The truth is, the notion of daylight time was first proposed in 1895 by a guy from New Zealand named George Hudson, who happened to be an entomologist and wanted more after-work daylight time to engage in his favourite hobby, which happened to be collecting insects.
What does that mean in purely scientific terms? It means the rest of us have to be sleep-deprived and nod off standing in the checkout aisle at the supermarket, all because some pathetic bug enthusiast from New Zealand wanted more sunshine to participate in what is arguably — excuse me while I once again activate the caps-lock feature on my keyboard — THE NERDIEST HOBBY ON THE PLANET THAT DOES NOT INVOLVE COLLECTING STAMPS!
Maybe I’m just in a really bad mood, or maybe I’m just too tired to care. But the point I am trying to make is that the idea of giving up an hour’s sleep so that people who do not contribute to society — yes, I am looking at you younger persons who stay up past 10 p.m. — can enjoy a bit more sunlight is a monumentally stupid idea, even though we Canadians have been playing the time-change game for more than 100 years.
It’s time we, as patriotic Canadians, took stock of our priorities.
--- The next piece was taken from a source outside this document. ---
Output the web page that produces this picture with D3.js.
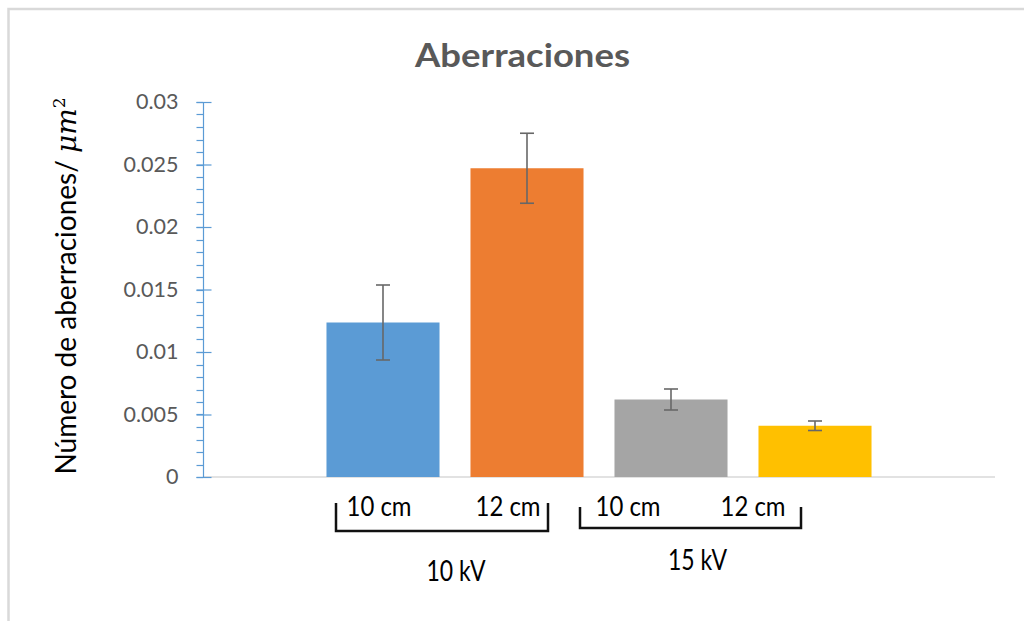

Here are mine:
Priority No. 1 — Sleeping as much as possible.
Priority No. 2 — Thinking about sleeping.
Priority No. 3 — Whining about anything that gets in the way of Priority No. 1.
I could also have mentioned the fact that science has proven losing an hour of sleep in the spring leads to more car crashes, strokes and heart attacks. But, based on the pained expression on your sleepy faces, I suspect you already knew that. You might not know that a U.S. study also found that springing ahead leads to an increase in “cyberloafing,” wherein we all spend more time goofing around on the internet than working, which is arguably the one positive thing about the time change.
What I’m trying to say is this: the time has come to halt this monstrous governmental conspiracy in which we are deprived of our democratic right to lie in bed. I urge you to contact the nearest politician and demand we stop the madness.
Then go back to sleep and dream of the day when daylight time is outlawed, and only outlaws support it.